Besondere Herausforderungen an diese Art der Studie liegen in der Natur der Nutzung einer App als Medizinprodukt. Gerne suchen wir mit Ihnen neue Wege, Teilnehmer für die Studie zu rekrutieren und damit auch spätere Vertriebswege zu etablieren. Um die Studien möglichst digital und soweit möglich unabhängig von Prüfzentren durchzuführen, können neben elektronischen Fragebögen auch online Randomisierung und eConsent in Ihrer Studie berücksichtigt werden. Basierend auf dem Studienplan entscheiden wir mit Ihnen gemeinsam, ob ein klassisches Monitoring für die Studie möglich ist und begründen diese Entscheidungen auch gegenüber z.B. Ethikkommissionen oder dem BfArM.

Sonstige klinische Prüfungen (MDR Artikel 82)

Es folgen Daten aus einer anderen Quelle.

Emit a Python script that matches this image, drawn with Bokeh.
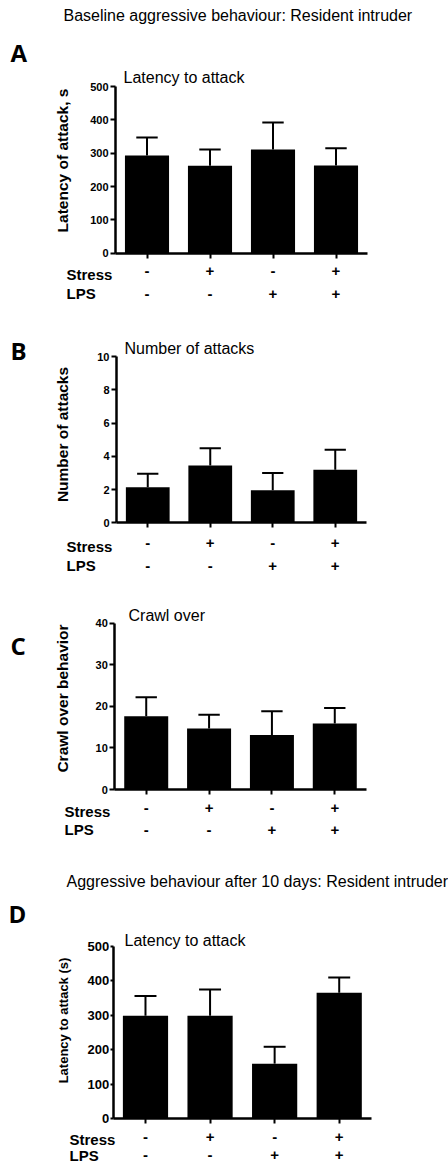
import math
from bokeh.plotting import figure
from bokeh.models import Label, FixedTicker, Range1d
from bokeh.layouts import column
from bokeh.embed import file_html
from bokeh.resources import INLINE

# ---- data ----
stress_signs = ["-", "+", "-", "+"]
lps_signs = ["-", "-", "+", "+"]

a_mean = [293, 262, 311, 263]
a_err = [54, 49, 81, 52]
a_ticks = [0, 100, 200, 300, 400, 500]

b_mean = [2.14, 3.45, 1.96, 3.19]
b_err = [0.81, 1.04, 1.04, 1.20]
b_ticks = [0, 2, 4, 6, 8, 10]

c_mean = [17.6, 14.7, 13.1, 15.9]
c_err = [4.6, 3.3, 5.7, 3.7]
c_ticks = [0, 10, 20, 30, 40]

d_mean = [299, 299, 160, 366]
d_err = [57, 76, 49, 44]
d_ticks = [0, 100, 200, 300, 400, 500]

FONT = "Liberation Sans"
W = 448


def make_panel(h, fl, fr, ft, fb, ymax, ticks, mean, err, letter, letter_xy,
               subtitle, sub_xy, ylabel, ylab_xy, ylab_size, row_x, stress_y, lps_y,
               tick_size="11px", tick_out=5, tick_standoff=2, header=None):
    n = len(mean)
    a0, a1 = -0.5, n - 0.5

    def dx(px):
        return a0 + (px - fl) / (fr - fl) * (a1 - a0)

    def dy(py):
        return ymax * (fb - py) / (fb - ft)

    p = figure(width=W, height=h, x_range=Range1d(dx(0), dx(W)), y_range=Range1d(dy(h), dy(0)),
               output_backend="svg", toolbar_location=None, title=None,
               min_border_left=0, min_border_right=0, min_border_top=0, min_border_bottom=0)
    p.outline_line_color = None
    p.xgrid.visible = False
    p.ygrid.visible = False
    p.background_fill_color = "white"
    p.border_fill_color = "white"

    xs = list(range(n))
    upper = [m + e for m, e in zip(mean, err)]

    p.vbar(x=xs, top=mean, bottom=0, width=0.7, fill_color="black", line_color=None)
    p.segment(x0=xs, y0=mean, x1=xs, y1=upper, line_color="black", line_width=2)
    p.segment(x0=[x - 0.17 for x in xs], y0=upper, x1=[x + 0.17 for x in xs], y1=upper,
              line_color="black", line_width=2)

    xa = p.xaxis[0]
    xa.fixed_location = 0
    xa.bounds = (a0, a1)
    xa.ticker = FixedTicker(ticks=xs)
    xa.major_label_overrides = {x: s for x, s in zip(xs, stress_signs)}
    xa.major_label_text_font = FONT
    xa.major_label_text_font_style = "bold"
    xa.major_label_text_font_size = "15px"
    xa.major_label_text_color = "black"
    xa.major_label_standoff = int(round(stress_y - fb - 5 - 8.5))
    xa.major_tick_out = 5
    xa.major_tick_in = 0
    xa.minor_tick_out = 0
    xa.minor_tick_in = 0
    xa.axis_line_width = 2.5
    xa.major_tick_line_width = 2

    ya = p.yaxis[0]
    ya.fixed_location = a0
    ya.bounds = (0, ymax)
    ya.ticker = FixedTicker(ticks=ticks)
    ya.major_label_text_font = FONT
    ya.major_label_text_font_style = "bold"
    ya.major_label_text_font_size = tick_size
    ya.major_label_text_color = "black"
    ya.major_label_standoff = tick_standoff
    ya.major_tick_out = tick_out
    ya.major_tick_in = 0
    ya.minor_tick_out = 0
    ya.minor_tick_in = 0
    ya.axis_line_width = 2.5
    ya.major_tick_line_width = 2

    def lab(text, x, y, size, style="normal", align="left", angle=0, font=FONT):
        p.add_layout(Label(x=x, y=y, text=text, text_font=font, text_font_size=size,
                           text_font_style=style, text_align=align, text_baseline="middle",
                           text_color="black", angle=angle))

    if header is not None:
        htext, hx, hy = header
        lab(htext, dx(hx), dy(hy), "16px")
    lab(letter, dx(letter_xy[0]), dy(letter_xy[1]), "24px", "bold", font="Open Sans")
    lab(subtitle, dx(sub_xy[0]), dy(sub_xy[1]), "16px")
    lab(ylabel, dx(ylab_xy[0]), dy(ylab_xy[1]), ylab_size, "bold", "center", math.pi / 2)
    lab("Stress", dx(row_x), dy(stress_y), "15px", "bold")
    lab("LPS", dx(row_x), dy(lps_y), "15px", "bold")
    for i, l in enumerate(lps_signs):
        lab(l, i, dy(lps_y), "15px", "bold", "center")
    return p


pA = make_panel(315, 115, 367, 86, 252.7, 500, a_ticks, a_mean, a_err,
                "A", (10, 52), "Latency to attack", (123, 77),
                "Latency of attack, s", (62, 160), "15.5px", 66, 274, 293,
                header=("Baseline aggressive behaviour: Resident intruder", 63, 15))

pB = make_panel(270, 116, 366, 41, 207.3, 10, b_ticks, b_mean, b_err,
                "B", (10, 35), "Number of attacks", (124, 33),
                "Number of attacks", (62, 119), "15.5px", 66, 230.7, 250)

pC = make_panel(265, 114.3, 365.7, 37.7, 204, 40, c_ticks, c_mean, c_err,
                "C", (10, 60), "Crawl over", (128, 30),
                "Crawl over behavior", (62, 113), "15.5px", 64, 226, 244.3)

pD = make_panel(314, 112.7, 371, 96, 268.3, 500, d_ticks, d_mean, d_err,
                "D", (8, 63), "Latency to attack", (124, 90),
                "Latency to attack (s)", (63, 170), "13px", 69, 289.3, 304.5,
                tick_size="13px", tick_out=3, tick_standoff=1,
                header=("Aggressive behaviour after 10 days: Resident intruder", 66, 30.7))

layout = column(pA, pB, pC, pD)
open("out.html", "w").write(file_html(layout, INLINE))
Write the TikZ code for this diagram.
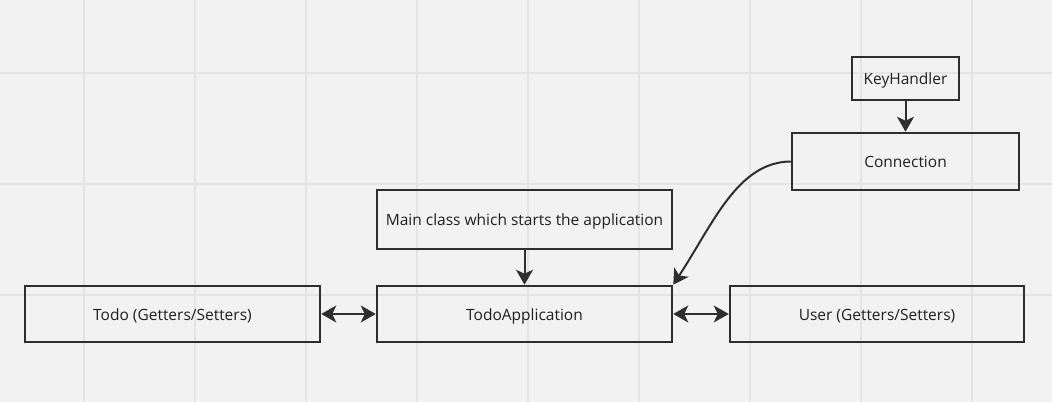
\documentclass[tikz,border=0pt]{standalone}
\usepackage{fontspec}
\setmainfont{Open Sans}
\usetikzlibrary{arrows.meta}
\definecolor{bg}{HTML}{F2F2F2}
\definecolor{gridc}{HTML}{E4E4E4}
\definecolor{ink}{HTML}{2E2E2E}
\definecolor{txt}{HTML}{1F1F1F}
\begin{document}
\begin{tikzpicture}[x=1pt,y=-1pt,
  box/.style={draw=ink,line width=2.5pt,rectangle,inner sep=0pt,text=txt,
    text height=13pt,text depth=1pt,
    font=\fontsize{15.5}{18}\selectfont},
  conn/.style={draw=ink,line width=2pt,-{Stealth[length=15pt,width=17pt,inset=4pt]}},
  dconn/.style={draw=ink,line width=2pt,{Stealth[length=15pt,width=17pt,inset=4pt]}-{Stealth[length=15pt,width=17pt,inset=4pt]}}]
\fill[bg] (0,0) rectangle (1052,402);
\useasboundingbox (0,0) rectangle (1052,402);
\foreach \gx in {84,195,306,417,528,639,750,861,972}
  \draw[gridc,line width=1.2pt] (\gx,0) -- (\gx,402);
\foreach \gy in {73,184,295}
  \draw[gridc,line width=1.2pt] (0,\gy) -- (1052,\gy);
\node[box,minimum width=107pt,minimum height=43pt] (kh) at (905.5,78.5) {KeyHandler};
\node[box,minimum width=227pt,minimum height=57pt] (cn) at (905.5,161.5) {Connection};
\node[box,minimum width=295pt,minimum height=59pt] (mc) at (524.5,219.5) {Main class which starts the application};
\node[box,minimum width=295pt,minimum height=56pt] (ta) at (524.5,314) {TodoApplication};
\node[box,minimum width=295pt,minimum height=56pt] (td) at (172.5,314) {Todo (Getters/Setters)};
\node[box,minimum width=294pt,minimum height=56pt] (us) at (877,314) {User (Getters/Setters)};
\draw[conn] (kh.south) -- (cn.north);
\draw[conn] (mc.south) -- (ta.north);
\draw[dconn] (td.east) -- (ta.west);
\draw[dconn] (ta.east) -- (us.west);
\draw[conn] (cn.west) .. controls (738,162) and (714,222) .. (ta.north east);
\end{tikzpicture}
\end{document}
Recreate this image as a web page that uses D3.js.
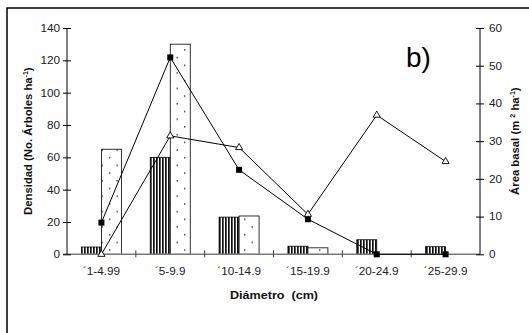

Eine weitere Sonderform der klinischen Prüfung ist die „sonstige klinische Prüfung“. Sie wird in MDR Artikel 82 erwähnt, aber erst in der nationalen Gesetzgebung (hier MPDG §47) genauer erläutert. Es handelt sich um eine sonstige klinische Prüfung laut MPDG, Artikel 1, § 3, wenn sie:

  • nicht Teil eines systematischen und geplanten Prozesses zur Produktentwicklung oder der Produktbeobachtung eines gegenwärtigen oder künftigen Herstellers ist,
  • nicht mit dem Ziel durchgeführt wird, die Konformität eines Produktes mit den Anforderungen der Verordnung (EU) 2017/745 nachzuweisen,
  • der Beantwortung wissenschaftlicher oder anderer Fragestellungen dient und außerhalb eines klinischen Entwicklungsplans nach Anhang XIV Teil A Ziffer 1 Buchstabe a der Verordnung (EU) 2017/745 erfolgt.

Somit sind die sonstigen klinischen Prüfungen irrelevant für die regulatorischen Prozesse bei Herstellern, sondern decken den Forschungsbedarf von Ärzten als prüfergetriebene Prüfung (investigator-initiated trials, IIT) ab. Je nachdem ob auch hier wieder zusätzliche invasive oder belastende Maßnahmen durchgeführt werden sollen, ist eine zustimmende Stellungnahme der Ethikkommission und eine Anzeige bei der Bundesoberbehörde notwendig oder eine berufsrechtliche Beratung nach § 15 der Berufsordnung für Ärzte ausreichend.